Yes, they all surf. But are still in the “beggining” stage.
I like the idea of a budget, but then I don’t want to Limit the creativity.
Ben in your jesting you actually gave me an idea. They might be able to get material companys to sponsor thier
projects and donate materials.
At this point I am thinking of dividing it up into stages:
a. design
b. shaping
c. artwork (unless they want to do tinted/swirled resin)
d. glassing
e. testing. To include trying eachothers boards and comparing.
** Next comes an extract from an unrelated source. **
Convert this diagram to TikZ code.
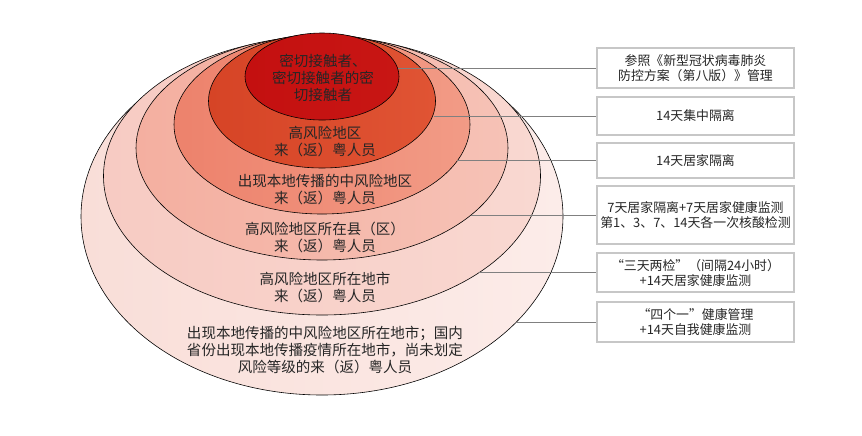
\documentclass[tikz,border=0pt]{standalone}
\usepackage{fontspec}
\newfontfamily\cjk{Noto Sans CJK SC}
\usepackage{tikz}
\definecolor{ringAl}{RGB}{196,16,16}
\definecolor{ringAr}{RGB}{200,22,20}
\definecolor{ringBl}{RGB}{214,68,38}
\definecolor{ringBr}{RGB}{224,84,52}
\definecolor{ringCl}{RGB}{237,130,108}
\definecolor{ringCr}{RGB}{242,155,134}
\definecolor{ringDl}{RGB}{244,175,160}
\definecolor{ringDr}{RGB}{246,194,182}
\definecolor{ringEl}{RGB}{247,203,195}
\definecolor{ringEr}{RGB}{249,216,209}
\definecolor{ringFl}{RGB}{249,222,216}
\definecolor{ringFr}{RGB}{252,236,233}
\tikzset{
    ring/.style={draw=black, line width=0.5pt},
    ringtext/.style={font=\cjk\fontsize{12.4}{14.5}\selectfont, text=black!85, align=center},
    infobox/.style={draw=black!22, line width=1.2pt, fill=white, minimum width=5.91cm,
        inner sep=0pt, font=\cjk\fontsize{11}{12.8}\selectfont, text=black!85, align=center},
    leader/.style={draw=black!50, line width=0.6pt},
}

\begin{document}
\begin{tikzpicture}[x=0.03cm, y=-0.03cm]
\useasboundingbox (0,0) rectangle (862,435);
\foreach \cy/\rx/\ry/\lc/\rc in {216.5/241/178.5/ringFl/ringFr, 176/218.5/139/ringEl/ringEr,
    148/186/112/ringDl/ringDr, 124.5/148/89.5/ringCl/ringCr, 101/113.5/67/ringBl/ringBr,
    76.5/77/43.5/ringAl/ringAr} {
\draw[ring, left color=\lc, right color=\rc] (322,\cy) ellipse [x radius=\rx, y radius=\ry];
}
\node[ringtext] (t1) at (323,77.5) {密切接触者、\\密切接触者的密\\切接触者};
\node[ringtext] (t2) at (325,141.5) {高风险地区\\来（返）粤人员};
\node[ringtext] (t3) at (325,190) {出现本地传播的中风险地区\\来（返）粤人员};
\node[ringtext] (t4) at (325,237) {高风险地区所在县（区）\\来（返）粤人员};
\node[ringtext] (t5) at (325,288) {高风险地区所在地市\\来（返）粤人员};
\node[ringtext] (t6) at (325,350) {出现本地传播的中风险地区所在地市；国内\\省份出现本地传播疫情所在地市，尚未划定\\风险等级的来（返）粤人员};
\node[infobox, minimum height=1.2cm] (b1) at (695.5,68) {参照《新型冠状病毒肺炎\\防控方案（第八版）》管理};
\node[infobox, minimum height=1.14cm] (b2) at (695.5,116) {14天集中隔离};
\node[infobox, minimum height=1.05cm] (b3) at (695.5,160.5) {14天居家隔离};
\node[infobox, minimum height=1.74cm] (b4) at (695.5,215) {7天居家隔离+7天居家健康监测\\第1、3、7、14天各一次核酸检测};
\node[infobox, minimum height=1.17cm] (b5) at (695.5,272.5) {“三天两检”（间隔24小时）\\+14天居家健康监测};
\node[infobox, minimum height=1.2cm] (b6) at (695.5,322) {“四个一”健康管理\\+14天自我健康监测};
\coordinate (s1) at (398,68);
\coordinate (s2) at (434,116);
\coordinate (s3) at (457,160.5);
\coordinate (s4) at (471,215);
\coordinate (s5) at (479,272.5);
\coordinate (s6) at (517,322);
\foreach \i in {1,...,6} {
\draw[leader] (s\i) -- (s\i -| b\i.west);
}
\end{tikzpicture}
\end{document}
Not that there is anything wrong with just picking a board, but the problem I am really stuck on is giving a purpose to which board they pick. All the other stages are somewhat absolute in nature. The board is either shaped or not. But the design phase is quite arbitrary. I wouldn’t want to squelch any creativity, after all Ben, one of them might be the next Greenough, but I also don’t want them to try and build something that is unridable and will just end up in their closet or worse yet in the dumpster. I guess I could have them do a proposal of the design with the reasons they chose it. The concept would not only include the shape of the board but it’s intended construction technique. i.e. bagged lam or hand lam, poly or epoxy, artwork concepts etc. Each of the above stages would be given a time limit (2-3 weeks),
Their grade would not be affected so much by quality as by sticking to the concept and timeline. The idea is to use the whole process to teach them a few valuable life skills/lessons, i.e. finishing what you start, staying within a budget, dealing with deadlines, making proposals, to name a few. I dam not really into the A,B,C,D,F grading scale. We have always done it like this; If there is a wrong answer, say in thier math, we just go over it again until they get it all correct. That is why I thought of including all you Swaylockians. They could propose the concept here. You all may not like what they propose, in which case I don’t give a… er I mean, That part would not necessarily be open for discussion. Although we would still be open to an “glaring fault” if some one happened to point it out.